Naquela época, Faustino ainda não sabia o nome de Arumã, que só lhe foi dado muito tempo depois, aportuguesado. A comunicação oral entre os dois ainda era feita por meio de grunhidos e os gestos é que serviam como meio de compreensão. Os índios foram embora carregando os mantimentos.
No dia seguinte, antes que o dia clareasse, Arumã voltava com uns vinte índios atrás dele. Acordaram Faustino, que ainda dormia. Arumã, através dos seus grunhidos e gestos, disse que estavam prontos para o trabalho.
Começou assim a amizade entre os dois. E, como foi dito anteriormente, Arumã teve sorte em ter sido Faustino o primeiro homem branco que encontrou. Tinham quase a mesma idade, o que facilitou a aproximação. Apesar de Arumã já ser casado e ter dois filhos, além de ser o chefe de sua tribo, essas responsabilidades não o faziam ser muito diferente de Faustino.

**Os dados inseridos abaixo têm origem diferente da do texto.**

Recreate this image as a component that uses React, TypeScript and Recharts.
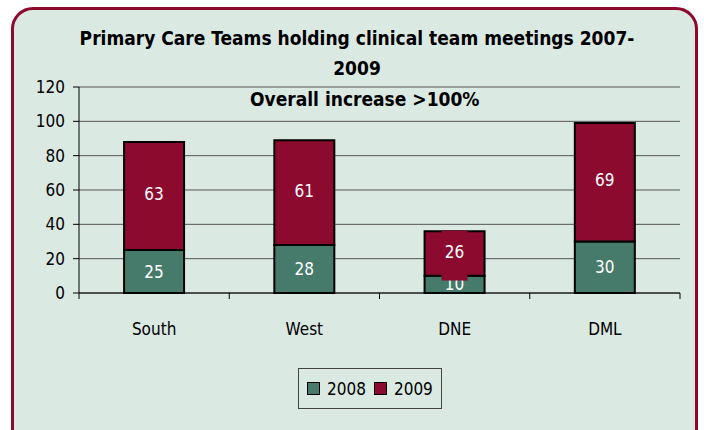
import { Bar, BarChart, CartesianGrid, LabelList, XAxis, YAxis } from "recharts";

// Primary Care Teams holding clinical team meetings, stacked 2008 + 2009.

const regions = ["South", "West", "DNE", "DML"];
const y2008 = [25, 28, 10, 30];
const y2009 = [63, 61, 26, 69];
const yTicks = [0, 20, 40, 60, 80, 100, 120];
const boundaries = [0, 1, 2, 3, 4];

const GREEN = "#467a6a";
const RED = "#8b0a2e";
const BG = "#dbe9e3";
const FONT = '"Liberation Sans Narrow", "DejaVu Sans Condensed", "Arial Narrow", sans-serif';

const data = regions.map((name, i) => ({ name, idx: i + 0.5, a: y2008[i], b: y2009[i] }));

/** 2009 labels sit on a red box (as in the source), which spills over short segments. */
function RedBoxLabel(props: any) {
  const { x, y, width, height, value } = props;
  const cx = x + width / 2;
  const cy = y + height / 2;
  return (
    <g>
      <rect x={cx - 13} y={cy - 23} width={26} height={50} fill={RED} />
      <text x={cx} y={cy} dy={4} textAnchor="middle" fill="#fff" fontSize={17} fontFamily={FONT}>
        {value}
      </text>
    </g>
  );
}

// boundary axis only needs its tick marks
const NoTick = () => <g />;

function LegendItem({ color, label }: { color: string; label: string }) {
  return (
    <span style={{ display: "inline-flex", alignItems: "center", marginRight: 8 }}>
      <span
        style={{
          width: 11,
          height: 11,
          background: color,
          border: "1px solid #000",
          marginRight: 7,
          display: "inline-block",
        }}
      />
      {label}
    </span>
  );
}

export default function App() {
  return (
    <div style={{ position: "absolute", left: 0, top: 0, width: 704, height: 430, overflow: "hidden", background: "#fff", fontFamily: FONT }}>
      <div
        style={{
          position: "absolute",
          left: 11,
          top: 7,
          width: 681,
          height: 450,
          border: `3px solid ${RED}`,
          borderRadius: 22,
          background: BG,
        }}
      />
      <div style={{ position: "absolute", left: 0, top: 0 }}>
        <BarChart width={704} height={430} data={data} margin={{ top: 87, right: 24, bottom: 106, left: 39 }} barCategoryGap="30%">
          <CartesianGrid stroke="#555" vertical={false} xAxisId="names" />
          {/* id 0 sits next to the plot: category-boundary tick marks, Excel style */}
          <XAxis
            type="number"
            dataKey="idx"
            domain={[0, 4]}
            ticks={boundaries}
            axisLine={{ stroke: "#000" }}
            tickLine={{ stroke: "#000" }}
            tickSize={6}
            tick={NoTick}
            height={1}
          />
          <XAxis
            xAxisId="names"
            dataKey="name"
            axisLine={false}
            tickLine={false}
            tick={{ fill: "#000", fontSize: 17, fontFamily: FONT }}
            tickMargin={23}
            height={30}
          />
          <YAxis
            domain={[0, 120]}
            ticks={yTicks}
            axisLine={{ stroke: "#000" }}
            tickLine={{ stroke: "#000" }}
            tickSize={6}
            tickMargin={8}
            tick={{ fill: "#000", fontSize: 17, fontFamily: FONT }}
            width={40}
          />
          <YAxis yAxisId="frame" orientation="right" domain={[0, 120]} axisLine={{ stroke: "#999" }} tick={false} tickLine={false} width={0} />
          <Bar dataKey="a" xAxisId="names" stackId="s" fill={GREEN} stroke="#000" strokeWidth={2} isAnimationActive={false}>
            <LabelList dataKey="a" position="center" fill="#fff" fontSize={17} fontFamily={FONT} />
          </Bar>
          <Bar dataKey="b" xAxisId="names" stackId="s" fill={RED} stroke="#000" strokeWidth={2} isAnimationActive={false}>
            <LabelList dataKey="b" content={<RedBoxLabel />} />
          </Bar>
        </BarChart>
      </div>
      <div
        style={{
          position: "absolute",
          left: 0,
          width: 704,
          top: 23,
          textAlign: "center",
          fontSize: 19,
          fontWeight: "bold",
          lineHeight: "30px",
          paddingLeft: 10,
          boxSizing: "border-box",
        }}
      >
        Primary Care Teams holding clinical team meetings 2007-
        <br />
        2009
      </div>
      <div style={{ position: "absolute", left: 250, top: 88, fontSize: 19, fontWeight: "bold", whiteSpace: "nowrap" }}>
        Overall increase &gt;100%
      </div>
      <div
        style={{
          position: "absolute",
          left: 298,
          top: 368,
          width: 144,
          height: 41,
          boxSizing: "border-box",
          border: "1px solid #444",
          display: "flex",
          alignItems: "center",
          paddingLeft: 8,
          fontSize: 17,
        }}
      >
        <LegendItem color={GREEN} label="2008" />
        <LegendItem color={RED} label="2009" />
      </div>
    </div>
  );
}
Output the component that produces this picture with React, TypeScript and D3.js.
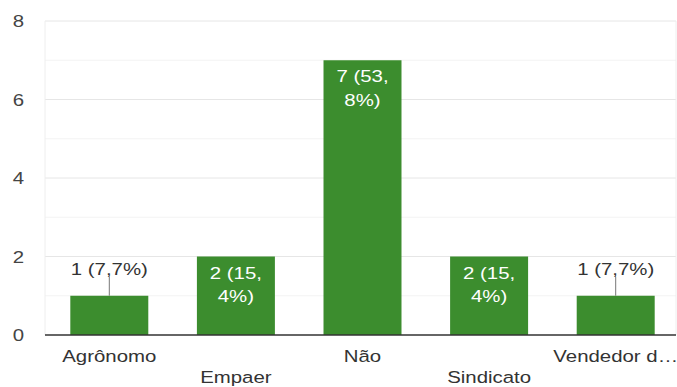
import React from "react";
import * as d3 from "d3";

const categories = ["Agrônomo", "Empaer", "Não", "Sindicato", "Vendedor d…"];
const values = [1, 2, 7, 2, 1];
const valueLabels = [["1 (7,7%)"], ["2 (15,", "4%)"], ["7 (53,", "8%)"], ["2 (15,", "4%)"], ["1 (7,7%)"]];
const yTicks = [0, 2, 4, 6, 8];
const yMinor = [1, 3, 5, 7];

const W = 677;
const H = 387;
const SX = 1.2;
const FS = 17;
const FONT = "'Liberation Sans', Arial, sans-serif";

export default function App() {
  const x = d3.scaleBand<string>().domain(categories).range([46, 679]).paddingInner(0.384).paddingOuter(0.192);
  const y = d3.scaleLinear().domain([0, 8]).range([335, 21]);
  const left = 45;
  const right = 676;
  const green = "#3c8d2e";

  const txt = (s: string, cx: number, cy: number, fill: string, key: string | number) => (
    <text
      key={key}
      transform={`translate(${cx},${cy}) scale(${SX},1)`}
      textAnchor="middle"
      fontFamily={FONT}
      fontSize={FS}
      fill={fill}
    >
      {s}
    </text>
  );

  return (
    <svg width={W} height={H} style={{ position: "absolute", left: 0, top: 0, background: "#fff" }}>
      {yMinor.map((t) => (
        <line key={"m" + t} x1={left} x2={right} y1={y(t)} y2={y(t)} stroke="#f3f3f3" strokeWidth={1} />
      ))}
      {yTicks.filter((t) => t > 0).map((t) => (
        <line key={"g" + t} x1={left} x2={right} y1={y(t)} y2={y(t)} stroke="#e6e6e6" strokeWidth={1} />
      ))}
      <line x1={left} x2={left} y1={y(8)} y2={y(0)} stroke="#eeeeee" />
      <line x1={right} x2={right} y1={y(8)} y2={y(0)} stroke="#eeeeee" />
      {yTicks.map((t) => txt(String(t), 18.5, y(t) + 6, "#444", "yt" + t))}
      {categories.map((c, i) => {
        const bx = x(c)!;
        const bw = x.bandwidth();
        const cx = bx + bw / 2;
        const top = y(values[i]);
        const lines = valueLabels[i];
        const inside = lines.length > 1;
        return (
          <g key={c}>
            <rect x={bx} y={top} width={bw} height={y(0) - top} fill={green} />
            {inside
              ? lines.map((l, j) => txt(l, cx, top + 22 + j * 23.5, "#ffffff", "l" + j))
              : [
                  <line key="ld" x1={cx} x2={cx} y1={top - 19} y2={top} stroke="#777" strokeWidth={1} />,
                  txt(lines[0], cx, top - 20.5, "#333", "l0"),
                ]}
            {txt(c, cx, i % 2 === 0 ? 362 : 382.5, "#333", "c")}
          </g>
        );
      })}
      <line x1={left} x2={right} y1={y(0)} y2={y(0)} stroke="#333" strokeWidth={1.5} />
    </svg>
  );
}
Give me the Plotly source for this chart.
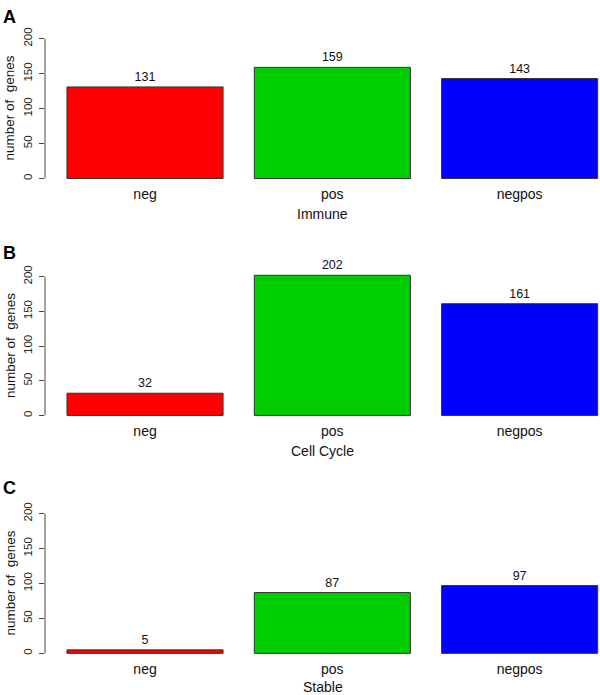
import plotly.graph_objects as go

categories = ["neg", "pos", "negpos"]
immune = [131, 159, 143]
cell_cycle = [32, 202, 161]
stable = [5, 87, 97]
panel_titles = ["Immune", "Cell Cycle", "Stable"]
panel_letters = ["A", "B", "C"]
colors = ["#FF0000", "#00CD00", "#0000FF"]
y_ticks = [0, 50, 100, 150, 200]

W, H = 600, 695
series = [immune, cell_cycle, stable]
# pixel positions (from top) of y=0 and y=200 in each panel
zero_px = [174, 413, 653]
top_px = [33, 273, 512]
letter_px = [11, 249, 486]
title_px = [210, 449, 687]

fig = go.Figure()
FONT = "Liberation Sans, Arial, Helvetica, sans-serif"
ax_color = "#444444"

for i, vals in enumerate(series):
    xa = "x" if i == 0 else f"x{i+1}"
    ya = "y" if i == 0 else f"y{i+1}"
    fig.add_trace(go.Bar(
        x=categories, y=vals, xaxis=xa, yaxis=ya,
        marker=dict(color=colors, line=dict(color="#333333", width=1)),
        text=[str(v) for v in vals], textposition="outside",
        textfont=dict(size=12.5, color="#111111", family=FONT),
        cliponaxis=False, showlegend=False, hoverinfo="skip",
    ))
    ppu = (zero_px[i] - top_px[i]) / 200.0
    bot = zero_px[i] + 8 * ppu
    top = top_px[i] - 8 * ppu
    dom_y = [1 - bot / H, 1 - top / H]
    xkey = "xaxis" if i == 0 else f"xaxis{i+1}"
    ykey = "yaxis" if i == 0 else f"yaxis{i+1}"
    fig.update_layout(**{
        xkey: dict(domain=[45 / W, 1.0], range=[-0.534, 2.429], anchor=ya,
                   showline=False, showgrid=False, zeroline=False, ticks="",
                   tickfont=dict(size=14, color="#111111", family=FONT),
                   fixedrange=True),
        ykey: dict(domain=dom_y, range=[-8, 208], anchor=xa,
                   tickvals=y_ticks, ticktext=[str(t) for t in y_ticks],
                   tickangle=-90, ticks="outside", ticklen=5, tickcolor=ax_color,
                   tickfont=dict(size=11.5, color="#222222", family=FONT),
                   showline=False, showgrid=False, zeroline=False,
                   ticklabelstandoff=2, fixedrange=True),
    })
    # y axis line from 0 to 200
    fig.add_shape(type="line", xref="paper", yref=ya, x0=45 / W, x1=45 / W,
                  y0=0, y1=200, line=dict(color=ax_color, width=1))
    # y title
    fig.add_annotation(text="number of  genes", xref="paper", yref="paper",
                       x=10 / W, y=1 - (zero_px[i] + top_px[i]) / 2 / H,
                       textangle=-90, showarrow=False, xanchor="center", yanchor="middle",
                       font=dict(size=13.5, color="#111111", family=FONT))
    # x title
    fig.add_annotation(text=panel_titles[i], xref="paper", yref="paper",
                       x=(45 + 600) / 2 / W, y=1 - title_px[i] / H,
                       showarrow=False, xanchor="center", yanchor="middle",
                       font=dict(size=14, color="#111111", family=FONT))
    # panel letter
    fig.add_annotation(text="<b>" + panel_letters[i] + "</b>", xref="paper", yref="paper",
                       x=9 / W, y=1 - letter_px[i] / H,
                       showarrow=False, xanchor="center", yanchor="middle",
                       font=dict(size=18, color="#000000", family=FONT))

fig.update_layout(width=W, height=H, margin=dict(l=0, r=0, t=0, b=0),
                  paper_bgcolor="white", plot_bgcolor="white",
                  bargap=0.1667, font=dict(family=FONT))
fig.write_html("out.html", config={"displayModeBar": False},
               post_script="document.body.style.margin='0px';document.body.style.overflow='hidden';")
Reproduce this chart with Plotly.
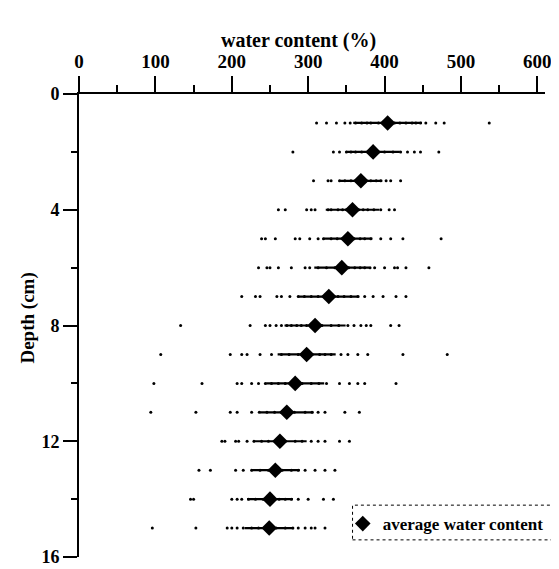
import plotly.graph_objects as go

depths = list(range(1, 16))
avg_water = [404, 385, 369, 358, 352, 344, 327, 309, 298, 283, 272, 263, 257, 250, 249]
sd_water = [45, 35, 28, 35, 32, 36, 40, 40, 38, 38, 35, 35, 32, 30, 32]

samples = [
    [311, 324, 337, 348, 355, 362, 370, 377, 382, 392, 398, 413, 420, 428, 436, 441, 447, 454, 467, 478, 537],
    [280, 333, 341, 350, 356, 362, 370, 378, 392, 400, 411, 421, 430, 439, 447, 471],
    [307, 326, 330, 341, 348, 356, 362, 376, 382, 389, 395, 402, 408, 421],
    [261, 270, 298, 304, 309, 326, 330, 339, 345, 350, 366, 372, 378, 386, 395, 406, 413],
    [239, 244, 257, 283, 289, 302, 313, 320, 330, 338, 345, 360, 368, 374, 382, 395, 408, 424, 474],
    [235, 246, 250, 261, 278, 296, 302, 313, 324, 335, 353, 361, 368, 374, 381, 387, 400, 413, 417, 428, 458],
    [213, 231, 237, 259, 265, 276, 287, 295, 304, 313, 322, 339, 347, 356, 365, 374, 385, 398, 415, 428],
    [133, 224, 244, 250, 258, 265, 272, 278, 285, 291, 298, 304, 318, 330, 340, 352, 360, 369, 376, 382, 408, 419],
    [107, 198, 213, 220, 237, 252, 265, 275, 287, 305, 315, 322, 330, 343, 352, 365, 378, 424, 482],
    [98, 161, 207, 213, 226, 235, 244, 252, 261, 270, 292, 304, 314, 324, 341, 354, 365, 374, 415],
    [94, 153, 198, 207, 226, 236, 246, 256, 265, 282, 296, 305, 313, 322, 348, 367],
    [187, 191, 205, 209, 220, 229, 239, 248, 257, 270, 283, 292, 304, 313, 322, 341, 354],
    [157, 172, 205, 215, 226, 237, 248, 266, 278, 287, 296, 309, 322, 335],
    [146, 150, 200, 207, 213, 222, 231, 241, 262, 270, 278, 287, 300, 320, 333],
    [96, 153, 194, 200, 207, 215, 226, 235, 244, 258, 270, 280, 287, 296, 304, 309, 322],
]

x_ticks = [0, 100, 200, 300, 400, 500, 600]
y_ticks = [0, 4, 8, 12, 16]
x_title = "water content (%)"
y_title = "Depth (cm)"

sx, sy = [], []
for d, row in zip(depths, samples):
    sx.extend(row)
    sy.extend([d] * len(row))

FONT = "Liberation Serif"

fig = go.Figure()
fig.add_trace(go.Scatter(
    x=sx, y=sy, mode="markers",
    marker=dict(symbol="circle", size=3, color="black"),
    showlegend=False, hoverinfo="skip",
))
fig.add_trace(go.Scatter(
    x=avg_water, y=depths, mode="markers",
    name="average water content",
    marker=dict(symbol="diamond", size=12, color="black"),
    error_x=dict(type="data", array=sd_water, visible=True, color="black", thickness=2.2, width=0),
))

# page body has an 8px margin, so the figure is sized/positioned to compensate
fig.update_layout(
    width=551, height=561,
    margin=dict(l=71, r=10, t=86, b=12),
    paper_bgcolor="white", plot_bgcolor="white",
    font=dict(family=FONT, color="black", size=19, weight="bold"),
    showlegend=True,
    legend=dict(
        x=0.566, y=0.11, xanchor="left", yanchor="top",
        bgcolor="rgba(0,0,0,0)", borderwidth=0,
        font=dict(family=FONT, size=17, weight="bold", color="black"),
        itemwidth=30,
    ),
    xaxis=dict(
        side="top", range=[0, 610], tickmode="array", tickvals=x_ticks,
        ticks="outside", ticklen=16, tickwidth=1.5, tickcolor="black",
        minor=dict(dtick=50, tick0=0, ticks="outside", ticklen=7, tickwidth=1.5, tickcolor="black", showgrid=False),
        showline=True, linewidth=2, linecolor="black",
        showgrid=False, zeroline=False, automargin=False,
        tickfont=dict(family=FONT, size=19, weight="bold"),
        ticklabelstandoff=0, ticklabeloverflow="allow",
    ),
    yaxis=dict(
        range=[16, 0], tickmode="array", tickvals=y_ticks,
        ticks="outside", ticklen=14, tickwidth=1.5, tickcolor="black",
        minor=dict(dtick=2, tick0=0, ticks="outside", ticklen=6, tickwidth=1.5, tickcolor="black", showgrid=False),
        showline=True, linewidth=2, linecolor="black",
        showgrid=False, zeroline=False, automargin=False,
        tickfont=dict(family=FONT, size=18, weight="bold"),
        ticklabeloverflow="allow",
    ),
    annotations=[
        dict(text=x_title, xref="paper", yref="paper", x=0.47, y=1,
             xanchor="center", yanchor="middle", yshift=54, showarrow=False,
             font=dict(family=FONT, size=20, weight="bold")),
        dict(text=y_title, xref="paper", yref="paper", x=0, y=0.515,
             xanchor="center", yanchor="middle", xshift=-51, textangle=-90, showarrow=False,
             font=dict(family=FONT, size=19, weight="bold")),
    ],
    shapes=[dict(
        type="rect", xref="paper", yref="paper",
        x0=0.587, x1=1.019, y0=0.037, y1=0.112,
        line=dict(color="black", width=1, dash="dot"),
    )],
)

fig.write_html("out.html")
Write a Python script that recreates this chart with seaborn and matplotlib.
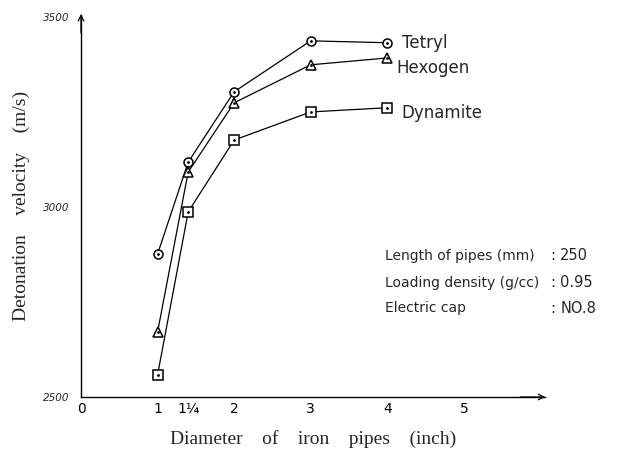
import matplotlib
matplotlib.use("Agg")
import matplotlib.pyplot as plt
import seaborn as sns
import pandas as pd

# ---- data ----
diameter = [1, 1.4, 2, 3, 4]          # drawn positions (1, 1 1/4, 2, 3, 4 inch)
tetryl = [2876, 3118, 3303, 3437, 3432]
hexogen = [2671, 3092, 3274, 3374, 3392]
dynamite = [2558, 2987, 3176, 3250, 3261]
series_names = ["Tetryl", "Hexogen", "Dynamite"]
series_labels = ["Tetryl", "Hexogen", "Dynamite"]
x_ticks = [0, 1, 1.4, 2, 3, 4, 5]
x_ticklabels = ["0", "1", "1¼", "2", "3", "4", "5"]
y_ticks = [2500, 3000, 3500]
y_ticklabels = ["2500", "3000", "3500"]
notes_left = ["Length of pipes (mm)", "Loading density (g/cc)", "Electric cap"]
notes_right = ["250", "0.95", "NO.8"]

rows = []
for name, vals in zip(series_names, [tetryl, hexogen, dynamite]):
    for d, v in zip(diameter, vals):
        rows.append({"diameter": d, "velocity": v, "explosive": name})
df = pd.DataFrame(rows)

sns.set_style("white")
plt.rcParams["font.family"] = ["DejaVu Sans"]

fig = plt.figure(figsize=(6.35, 4.61), dpi=100)
ax = fig.add_axes([81 / 635, 64 / 461, 464 / 635, 382 / 461])

markers = {"Tetryl": "o", "Hexogen": "^", "Dynamite": "s"}
sns.lineplot(data=df, x="diameter", y="velocity", style="explosive",
             markers=markers, dashes=False, color="black", lw=0.9,
             markersize=6.5, markerfacecolor="white", markeredgecolor="black",
             markeredgewidth=1.1, legend=False, ax=ax)
sns.scatterplot(data=df, x="diameter", y="velocity", color="black", s=4,
                linewidth=0, legend=False, ax=ax, zorder=5)

ax.set_xlim(0, 6.06)
ax.set_ylim(2500, 3505)

for s in ["top", "right"]:
    ax.spines[s].set_visible(False)
for s in ["left", "bottom"]:
    ax.spines[s].set_color("black")
    ax.spines[s].set_linewidth(1.0)

ax.set_xticks(x_ticks)
ax.set_xticklabels(x_ticklabels, fontsize=10)
ax.tick_params(axis="x", direction="inout", length=5, width=0.8, pad=1, colors="black")
ax.set_yticks(y_ticks)
ax.set_yticklabels(y_ticklabels, fontsize=7.5, style="italic")
ax.tick_params(axis="y", length=0, pad=8)

# arrow heads on axes
ax.annotate("", xy=(6.1, 2500), xytext=(5.7, 2500),
            xycoords="data", annotation_clip=False,
            arrowprops=dict(arrowstyle="->", color="black", lw=0.9))
ax.annotate("", xy=(0, 3515), xytext=(0, 3450),
            xycoords="data", annotation_clip=False,
            arrowprops=dict(arrowstyle="->", color="black", lw=0.9))

ax.set_xlabel("Diameter    of    iron    pipes    (inch)", fontsize=14,
              family="Liberation Serif", labelpad=10)
ax.yaxis.set_label_coords(-0.11, 0.44)
ax.set_ylabel("Detonation    velocity    (m/s)", fontsize=14,
              family="Liberation Serif")

# series labels
label_pos = [(4.19, 3432), (4.12, 3366), (4.19, 3247)]
for txt, (x, y) in zip(series_labels, label_pos):
    ax.text(x, y, txt, fontsize=12, va="center", ha="left", clip_on=False)

# notes
note_y = [2871, 2800, 2734]
for l, r, y in zip(notes_left, notes_right, note_y):
    ax.text(3.97, y, l, fontsize=10, va="center", ha="left", clip_on=False)
    ax.text(6.13, y, ":", fontsize=10.5, va="center", ha="left", clip_on=False)
    ax.text(6.26, y, r, fontsize=10.5, va="center", ha="left", clip_on=False)

fig.savefig("out.png", dpi=100)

Este respeitava a natureza, impedindo a sua degradação desnecessária. Com ele, árvore só era cortada para um fim útil. Animal só era morto quando servia de alimento. Evitava poluir a água dos rios e jamais fizera uma queimada para plantação de legumes ou outros vegetais. Tinha um verdadeiro respeito pela raça indígena, que considerava como a verdadeira dona da terra, evitando ferir seus costumes ou tradições.
Se, ao contrário, o primeiro contato de Arumã com o branco fosse com qualquer daqueles vários aventureiros que invadiram a região amazônica, muitos deles malfeitores e de péssimo caráter, talvez o destino de sua tribo fosse outro. Homens insensíveis, duros, que não respeitavam nada, muito menos os índios que eram escravizados e pervertidos sem compaixão...
Faustino estava cansado de ouvir histórias de tribos inteiras corrompidas e dizimadas pelo álcool, as mulheres violentadas e pegando doenças venéreas de colonos ignorantes e ambiciosos, os índios trabalhando sem nada receber. Era a “civilização” que chegava até eles, a “cultura” do homem branco que ali aportara para lhes dar “melhores” condições de vida.
Por isso, às vezes era até ironizado pelo resto do pessoal da expedição pelo cuidado exagerado que tinha em preservar a natureza, pelo respeito que tinha pelos índios e sua cultura.
Quando partiu de volta para Fortaleza após aquela primeira expedição, Arumã e seu povo foram despedir-se de Faustino, tendo este prometido que voltaria em pouco tempo.
A amizade entre os dois ficou fortalecida quando Faustino realmente voltou à região, ainda como capataz de uma segunda expedição, em 1912. Foi recebido com alegria pelo cacique, que novamente colocou seus bravos à disposição. Faustino levou-lhe vários presentes, para ele e sua tribo, o que muito alegrou os índios. Foi dessa vez que ocorreram a picada da cobra em Arumã e a malária que acometeu Faustino.
E, agora, daquela vez, quando Morais avisou Arumã da próxima chegada do amigo branco, ainda mais acompanhado da mulher esperando criança, o índio preparou-se com cuidado para proporcionar-lhe uma recepção digna da amizade entre os dois.
Já se consideravam irmãos de sangue.